After three years you should have a stand of nice straight trees, each an inch or more in diameter and eight to ten feet tall. At that point you can begin clear-stem pruning ... that is, cutting away superfluous lateral branches to produce knot-free trunks. The trees must have vigorous crowns to put on girth rapidly, so remove only the side growth sprouting from the lower half of each tree. In other words, if your saplings are ten feet high, you should cut off all branches below the five-foot level. Prune them flush ... then, a few weeks later, go back and remove any new shoots or suckers that have started around the cut area.

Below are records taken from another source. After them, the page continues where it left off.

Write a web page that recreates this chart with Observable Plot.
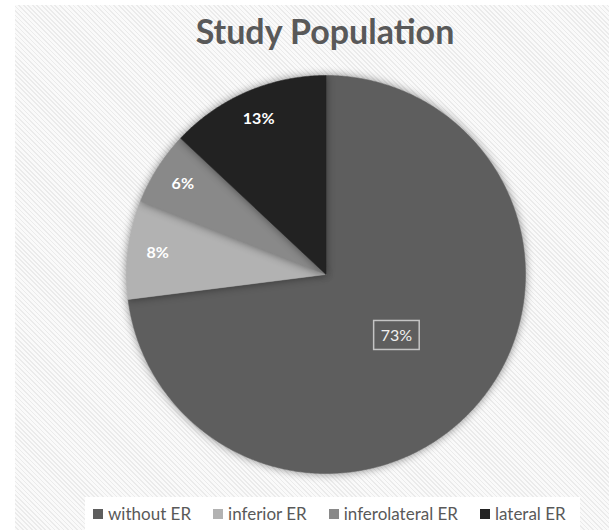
<!DOCTYPE html>
<html><head><meta charset="utf-8">
<script src="https://cdn.jsdelivr.net/npm/d3@7"></script>
<script src="https://cdn.jsdelivr.net/npm/@observablehq/plot@0.6"></script>
<style>
html,body{margin:0;padding:0;background:#fff;width:609px;height:530px;overflow:hidden;font-family:Lato,"Open Sans",sans-serif;}
#panel{position:absolute;left:15px;top:5px;width:594px;height:525px;
 background:repeating-linear-gradient(45deg,#fafafa 0px,#fafafa 2px,#ebebeb 2px,#ebebeb 3.2px);}
#title{position:absolute;left:0;top:14px;width:650px;text-align:center;font:bold 34px/34px Lato,sans-serif;color:#595959;}
#chart{position:absolute;left:0;top:55px;}
#chart svg path{filter:drop-shadow(0 0 4px rgba(0,0,0,0.45));}
#legend{position:absolute;left:70px;top:492px;width:495px;height:33px;background:#fff;display:flex;align-items:center;padding-left:8px;box-sizing:border-box;}
.item{display:flex;align-items:center;margin-right:22px;font:17px Lato,sans-serif;color:#595959;white-space:nowrap;}
.sw{width:10px;height:10px;margin-right:5px;display:inline-block;}
</style></head>
<body>
<div id="panel"><div id="chart"></div><div id="legend"></div></div>
<div id="title">Study Population</div>
<script>
const categories = ["without ER", "inferior ER", "inferolateral ER", "lateral ER"];
const percents = [73, 8, 6, 13];
const palette = ["#5e5e5e", "#b2b2b2", "#898989", "#222222"];

const arcs = d3.pie().sort(null).value((d, i) => percents[i])(categories);

// slice outlines (pie geometry from the data angles)
const slicePts = [];
arcs.forEach((a, i) => {
  const cat = categories[i];
  slicePts.push({cat, x: 0, y: 0});
  const n = Math.max(2, Math.ceil((a.endAngle - a.startAngle) / (Math.PI / 360)));
  for (let k = 0; k <= n; k++) {
    const t = a.startAngle + (a.endAngle - a.startAngle) * k / n;
    slicePts.push({cat, x: Math.sin(t), y: Math.cos(t)});
  }
  slicePts.push({cat, x: 0, y: 0});
});

const labels = arcs.map((a, i) => {
  const m = (a.startAngle + a.endAngle) / 2;
  const big = percents[i] > 50;
  const rr = big ? 0.47 : 0.85;
  return {cat: categories[i], text: percents[i] + "%", x: rr * Math.sin(m), y: rr * Math.cos(m), boxed: big};
});

const chart = Plot.plot({
  width: 594, height: 430,
  marginLeft: 111, marginRight: 84, marginTop: 15, marginBottom: 17,
  x: {domain: [-1, 1], axis: null},
  y: {domain: [-1, 1], axis: null},
  color: {domain: categories, range: palette},
  style: {background: "transparent", overflow: "visible"},
  marks: [
    Plot.line(slicePts, {x: "x", y: "y", z: "cat", fill: "cat", stroke: "cat", strokeWidth: 0.5}),
    Plot.text(labels.filter(d => !d.boxed), {x: "x", y: "y", text: "text", fill: "white", fontWeight: "bold", fontSize: 16, fontFamily: "Lato"}),
    Plot.text(labels.filter(d => d.boxed), {x: "x", y: "y", text: "text", fill: "#f0f0f0", fontSize: 16, fontFamily: "Lato"})
  ]
});
document.getElementById("chart").appendChild(chart);

// frame around the boxed label
const boxedTexts = labels.filter(d => d.boxed).map(d => d.text);
chart.querySelectorAll("text").forEach(el => {
  if (boxedTexts.includes(el.textContent)) {
    const b = el.getBBox();
    const r = document.createElementNS("http://www.w3.org/2000/svg", "rect");
    r.setAttribute("x", b.x - 7); r.setAttribute("y", b.y - 5);
    r.setAttribute("width", b.width + 14); r.setAttribute("height", b.height + 10);
    const tr = el.getAttribute("transform");
    if (tr) r.setAttribute("transform", tr);
    r.setAttribute("fill", "none"); r.setAttribute("stroke", "#c4c4c4"); r.setAttribute("stroke-width", 1.5);
    el.parentNode.insertBefore(r, el);
  }
});

// legend
const legend = document.getElementById("legend");
categories.forEach((c, i) => {
  const it = document.createElement("div"); it.className = "item";
  const sw = document.createElement("span"); sw.className = "sw"; sw.style.background = palette[i];
  it.appendChild(sw); it.appendChild(document.createTextNode(c));
  legend.appendChild(it);
});
</script>
</body></html>
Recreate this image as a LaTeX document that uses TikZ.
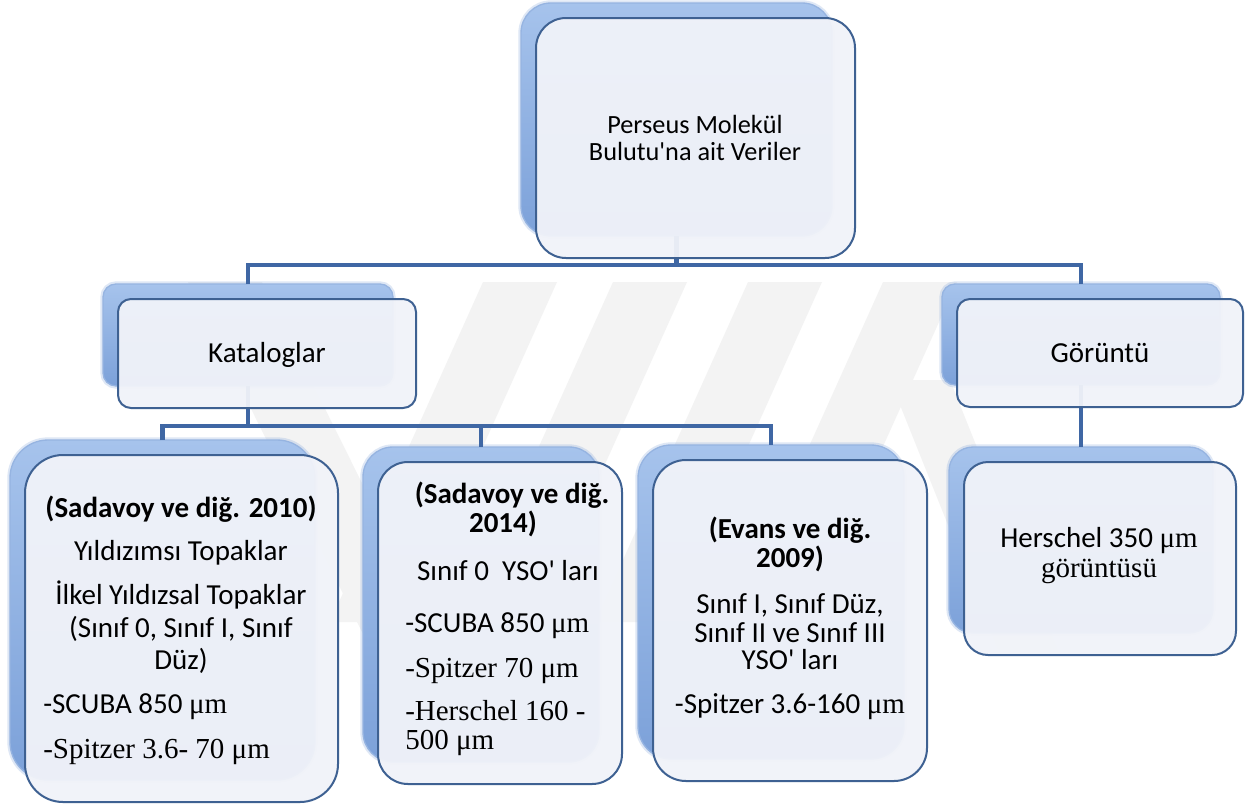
\documentclass[tikz,border=0pt]{standalone}
\usepackage{fontspec}
\setmainfont{Carlito}
\newfontfamily\tnr{Liberation Serif}
\usetikzlibrary{calc}
\definecolor{conncol}{HTML}{3F67A4}
\definecolor{edgecol}{HTML}{3E6192}
\definecolor{frontfill}{HTML}{F1F3F9}
\definecolor{backtop}{HTML}{A6C3EC}
\definecolor{backbot}{HTML}{7CA1D9}
\definecolor{wmcol}{HTML}{F3F3F3}
\newcommand{\um}{{\tnr μm}}
\newcommand{\apo}{\textquotesingle}
\begin{document}
\begin{tikzpicture}[x=0.75pt,y=-0.75pt,
  sz/.style 2 args={minimum width={#1*0.75pt},minimum height={#2*0.75pt}},
  backbox/.style={draw=backbot!80!white, line width=1pt, top color=backtop, bottom color=backbot,
    inner sep=0pt, outer sep=0pt,
    preaction={draw=backbot, line width=4pt, draw opacity=0.25}},
  frontbox/.style={draw=edgecol, line width=1.5pt, fill=frontfill, fill opacity=0.95, inner sep=0pt, outer sep=0pt},
  connector/.style={draw=conncol, line width=3.4pt},
  txt/.style={inner sep=0pt, anchor=base, font=\fontsize{21.75}{26}\selectfont},
  ltxt/.style={txt, anchor=base west},
  ttxt/.style={txt, font=\fontsize{19.7}{24}\selectfont},
  btxt/.style={txt, font=\fontsize{21.75}{26}\selectfont\bfseries},
  wmark/.style={fill=wmcol, draw=none}
]
\fill[white] (0,0) rectangle (1252,807);
\useasboundingbox (0,0) rectangle (1252,807);

% faint watermark bands
\foreach \c in {520,650,785,920}{
  \fill[wmark] (\c-37,282) -- (\c+37,282) -- (\c+37-153,622) -- (\c-37-153,622) -- cycle;
}
\fill[wmark] (188,282) -- (262,282) -- (440,640) -- (366,640) -- cycle;
\fill[wmark] (890,380) -- (950,380) -- (1058,650) -- (998,650) -- cycle;

% back boxes
\node[backbox, sz={311}{233}, rounded corners=22.5pt] (topb) at (676.5,119.5) {};
\node[backbox, sz={290}{102}, rounded corners=9.75pt] (katb) at (248,335) {};
\node[backbox, sz={278}{101}, rounded corners=9.75pt] (gorb) at (1081,334.5) {};
\node[backbox, sz={305}{340}, rounded corners=28.5pt] (s10b) at (162.5,610) {};
\node[backbox, sz={236}{315}, rounded corners=22.5pt] (s14b) at (481,604.5) {};
\node[backbox, sz={266}{314}, rounded corners=24.75pt] (evb) at (771,602) {};
\node[backbox, sz={264}{186}, rounded corners=18pt] (herb) at (1081,540) {};

% connectors
\coordinate (bus1) at (676.5,265);
\coordinate (bus2) at (248,426);
\draw[connector] (topb.south) -- (bus1);
\draw[connector] (katb.north) |- (bus1) -| (gorb.north);
\draw[connector] (katb.south) -- (bus2);
\draw[connector] (s10b.north) |- (bus2) -| (evb.north);
\draw[connector] (bus2) -| (s14b.north);
\draw[connector] (gorb.south) -- (herb.north);

% front boxes
\node[frontbox, sz={319}{240}, rounded corners=22.5pt] (top) at (695.5,138) {};
\node[frontbox, sz={298}{109}, rounded corners=9.75pt] (kat) at (267,353.5) {};
\node[frontbox, sz={286}{108}, rounded corners=9.75pt] (gor) at (1100,353) {};
\node[frontbox, sz={313}{347}, rounded corners=28.5pt] (s10) at (181.5,628.5) {};
\node[frontbox, sz={244}{322}, rounded corners=22.5pt] (s14) at (500,623) {};
\node[frontbox, sz={274}{321}, rounded corners=24.75pt] (ev) at (790,620.5) {};
\node[frontbox, sz={272}{193}, rounded corners=18pt] (her) at (1100,558.5) {};

% texts
\node[ttxt] (t1) at (695,133) {Perseus Molekül};
\node[ttxt] (t2) at (695,160) {Bulutu\apo na ait Veriler};
\node[txt] (k1) at (267,362) {Kataloglar};
\node[txt] (g1) at (1100,362) {Görüntü};

\node[btxt] (a1) at (181,517) {(Sadavoy ve diğ. 2010)};
\node[txt] (a2) at (181,560) {Yıldızımsı Topaklar};
\node[txt] (a3) at (181,604) {İlkel Yıldızsal Topaklar};
\node[txt] (a4) at (181,637) {(Sınıf 0, Sınıf I, Sınıf};
\node[txt] (a5) at (181,669) {Düz)};
\node[ltxt] (a6) at (43,713) {-SCUBA 850 \um};
\node[ltxt] (a7) at (43,758) {\tnr -Spitzer 3.6- 70 μm};

\node[btxt] (b1) at (512,503) {(Sadavoy ve diğ.};
\node[btxt] (b2) at (503,532) {2014)};
\node[txt] (b3) at (508,580) {Sınıf 0~~YSO\apo\ ları};
\node[ltxt] (b4) at (405,632) {-SCUBA 850 \um};
\node[ltxt] (b5) at (405,677) {\tnr -Spitzer 70 μm};
\node[ltxt] (b6) at (405,720) {\tnr -Herschel 160 -};
\node[ltxt] (b7) at (405,749) {\tnr 500 μm};

\node[btxt] (c1) at (790,538) {(Evans ve diğ.};
\node[btxt] (c2) at (790,567) {2009)};
\node[txt] (c3) at (790,613) {Sınıf I, Sınıf Düz,};
\node[txt] (c4) at (790,642) {Sınıf II ve Sınıf III};
\node[txt] (c5) at (790,669) {YSO\apo\ ları};
\node[txt] (c6) at (790,713) {-Spitzer 3.6-160 \um};

\node[txt] (d1) at (1099,547) {Herschel 350 \um};
\node[txt] (d2) at (1099,577) {\tnr görüntüsü};
\end{tikzpicture}
\end{document}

Every three to five years, repeat the procedure of pruning away any branches on the lower half of each of your trees. All branches to be excised should be cut before they are an inch in diameter . . . to prevent knots from forming In the wood.
[EDITOR'S NOTE: Stem form can also be enhanced if you plant autumn-olive ( Elaeagnus umbellate ) between the walnuts: The shrub's bushy shape will crowd out low branches and partially substitute for lateral pruning. In addition, autumn-olive — being a leguminous plant — will fix atmospheric nitrogen and add it to the soil in a form available to the black walnuts . . . and its bright red berries will provide an excellent food for song and game birds.]
You won't have to worry about thinning for eight or ten years. However, after that amount of time has passed, your trees (if they were planted ten feet apart) will start crowding each other . . . and their growth rate can slow by 50%.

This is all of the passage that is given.